Brief> Retype the whole listing, please, keeping every line exact and dropping the pictures.

Provided data>
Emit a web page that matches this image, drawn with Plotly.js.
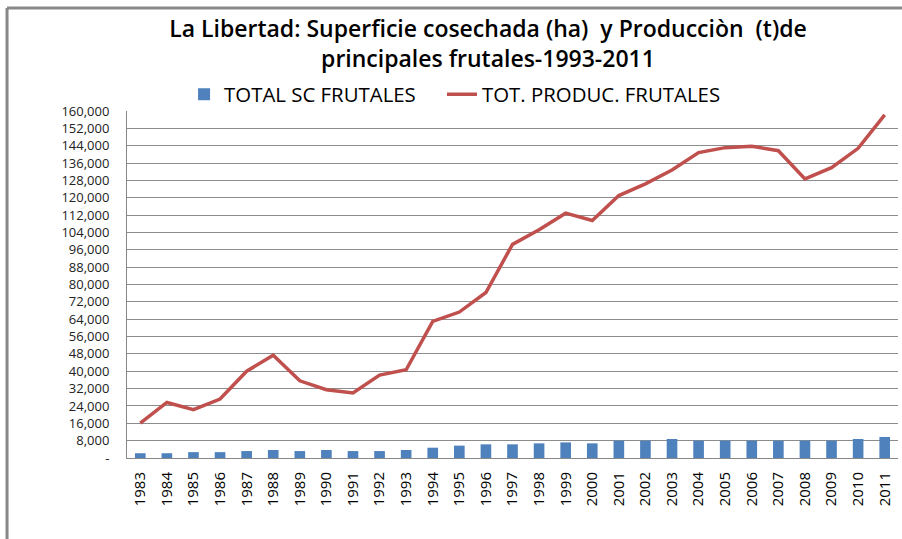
<!DOCTYPE html>
<html>
<head>
<meta charset="utf-8">
<script src="https://cdn.plot.ly/plotly-3.0.1.min.js"></script>
<style>html,body{margin:0;padding:0;background:#fff;}#chart{width:902px;height:539px;}</style>
</head>
<body>
<div id="chart"></div>
<script>
const years = ['1983','1984','1985','1986','1987','1988','1989','1990','1991','1992','1993','1994','1995','1996','1997','1998','1999','2000','2001','2002','2003','2004','2005','2006','2007','2008','2009','2010','2011'];
const superficie = [2200,2200,2700,2700,3200,3700,3200,3700,3200,3200,3700,4750,5700,6300,6300,6750,7200,6750,8000,8000,8750,8000,8000,8000,8000,8000,8000,8750,9700];
const produccion = [16100,25600,22300,27200,40000,47400,35600,31500,30000,38200,40700,63000,67300,76300,98500,105200,112900,109500,121000,126400,132800,140800,143100,143700,141700,128700,133900,142800,158200];
const tickVals = [0,8000,16000,24000,32000,40000,48000,56000,64000,72000,80000,88000,96000,104000,112000,120000,128000,136000,144000,152000,160000];
const tickText = ['-','8,000','16,000','24,000','32,000','40,000','48,000','56,000','64,000','72,000','80,000','88,000','96,000','104,000','112,000','120,000','128,000','136,000','144,000','152,000','160,000'];

const font = '"Open Sans", Roboto, sans-serif';
const traces = [
  {type:'bar', x:years, y:superficie, name:'TOTAL SC FRUTALES\u00A0\u00A0\u00A0\u00A0', marker:{color:'#4F81BD'}},
  {type:'scatter', mode:'lines', x:years, y:produccion, name:'TOT. PRODUC. FRUTALES', line:{color:'#C0504D', width:3.5}}
];
const layout = {
  width:902, height:539,
  margin:{l:127, r:4, t:111, b:81},
  paper_bgcolor:'#fff', plot_bgcolor:'#fff',
  bargap:0.6,
  showlegend:true,
  title:{text:'La Libertad: Superficie cosechada (ha)\u00A0 y Producciòn\u00A0 (t)de<br>principales frutales-1993-2011',
    font:{family:font, size:23, color:'#000', weight:600}, x:0.541, xref:'container', xanchor:'center', y:0.932, yref:'container', yanchor:'middle'},
  legend:{orientation:'h', x:0.074, xanchor:'left', y:0.99, yanchor:'bottom', font:{family:font, size:20.4, color:'#000'}, bgcolor:'rgba(0,0,0,0)', itemwidth:30, tracegroupgap:0},
  xaxis:{type:'category', tickangle:-90, tickfont:{family:font, size:15, color:'#000'}, showgrid:false, showline:true, linecolor:'#888', linewidth:1, ticks:'outside', ticklen:7, tickcolor:'rgba(0,0,0,0)', automargin:false, fixedrange:true},
  yaxis:{range:[0,160000], tickvals:tickVals, ticktext:tickText, tickfont:{family:font, size:13, color:'#222'}, showgrid:true, gridcolor:'#8c8c8c', gridwidth:1, showline:true, linecolor:'#888', linewidth:1, ticks:'outside', ticklen:14, tickcolor:'rgba(0,0,0,0)', zeroline:false, automargin:false, fixedrange:true},
  shapes:[
    {type:'line', xref:'paper', yref:'paper', x0:-0.1556, x1:1.01, y0:1.297, y1:1.297, line:{color:'#888', width:3}},
    {type:'line', xref:'paper', yref:'paper', x0:-0.1556, x1:-0.1556, y0:1.297, y1:-0.26, line:{color:'#888', width:3}}
  ]
};
Plotly.newPlot('chart', traces, layout, {displayModeBar:false, staticPlot:true});
</script>
</body>
</html>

Answer below>
Emit a web page that matches this image, drawn with Plotly.js.
<!DOCTYPE html>
<html>
<head>
<meta charset="utf-8">
<script src="https://cdn.plot.ly/plotly-3.0.1.min.js"></script>
<style>html,body{margin:0;padding:0;background:#fff;}#chart{width:902px;height:539px;}</style>
</head>
<body>
<div id="chart"></div>
<script>
const years = ['1983','1984','1985','1986','1987','1988','1989','1990','1991','1992','1993','1994','1995','1996','1997','1998','1999','2000','2001','2002','2003','2004','2005','2006','2007','2008','2009','2010','2011'];
const superficie = [2200,2200,2700,2700,3200,3700,3200,3700,3200,3200,3700,4750,5700,6300,6300,6750,7200,6750,8000,8000,8750,8000,8000,8000,8000,8000,8000,8750,9700];
const produccion = [16100,25600,22300,27200,40000,47400,35600,31500,30000,38200,40700,63000,67300,76300,98500,105200,112900,109500,121000,126400,132800,140800,143100,143700,141700,128700,133900,142800,158200];
const tickVals = [0,8000,16000,24000,32000,40000,48000,56000,64000,72000,80000,88000,96000,104000,112000,120000,128000,136000,144000,152000,160000];
const tickText = ['-','8,000','16,000','24,000','32,000','40,000','48,000','56,000','64,000','72,000','80,000','88,000','96,000','104,000','112,000','120,000','128,000','136,000','144,000','152,000','160,000'];

const font = '"Open Sans", Roboto, sans-serif';
const traces = [
  {type:'bar', x:years, y:superficie, name:'TOTAL SC FRUTALES\u00A0\u00A0\u00A0\u00A0', marker:{color:'#4F81BD'}},
  {type:'scatter', mode:'lines', x:years, y:produccion, name:'TOT. PRODUC. FRUTALES', line:{color:'#C0504D', width:3.5}}
];
const layout = {
  width:902, height:539,
  margin:{l:127, r:4, t:111, b:81},
  paper_bgcolor:'#fff', plot_bgcolor:'#fff',
  bargap:0.6,
  showlegend:true,
  title:{text:'La Libertad: Superficie cosechada (ha)\u00A0 y Producciòn\u00A0 (t)de<br>principales frutales-1993-2011',
    font:{family:font, size:23, color:'#000', weight:600}, x:0.541, xref:'container', xanchor:'center', y:0.932, yref:'container', yanchor:'middle'},
  legend:{orientation:'h', x:0.074, xanchor:'left', y:0.99, yanchor:'bottom', font:{family:font, size:20.4, color:'#000'}, bgcolor:'rgba(0,0,0,0)', itemwidth:30, tracegroupgap:0},
  xaxis:{type:'category', tickangle:-90, tickfont:{family:font, size:15, color:'#000'}, showgrid:false, showline:true, linecolor:'#888', linewidth:1, ticks:'outside', ticklen:7, tickcolor:'rgba(0,0,0,0)', automargin:false, fixedrange:true},
  yaxis:{range:[0,160000], tickvals:tickVals, ticktext:tickText, tickfont:{family:font, size:13, color:'#222'}, showgrid:true, gridcolor:'#8c8c8c', gridwidth:1, showline:true, linecolor:'#888', linewidth:1, ticks:'outside', ticklen:14, tickcolor:'rgba(0,0,0,0)', zeroline:false, automargin:false, fixedrange:true},
  shapes:[
    {type:'line', xref:'paper', yref:'paper', x0:-0.1556, x1:1.01, y0:1.297, y1:1.297, line:{color:'#888', width:3}},
    {type:'line', xref:'paper', yref:'paper', x0:-0.1556, x1:-0.1556, y0:1.297, y1:-0.26, line:{color:'#888', width:3}}
  ]
};
Plotly.newPlot('chart', traces, layout, {displayModeBar:false, staticPlot:true});
</script>
</body>
</html>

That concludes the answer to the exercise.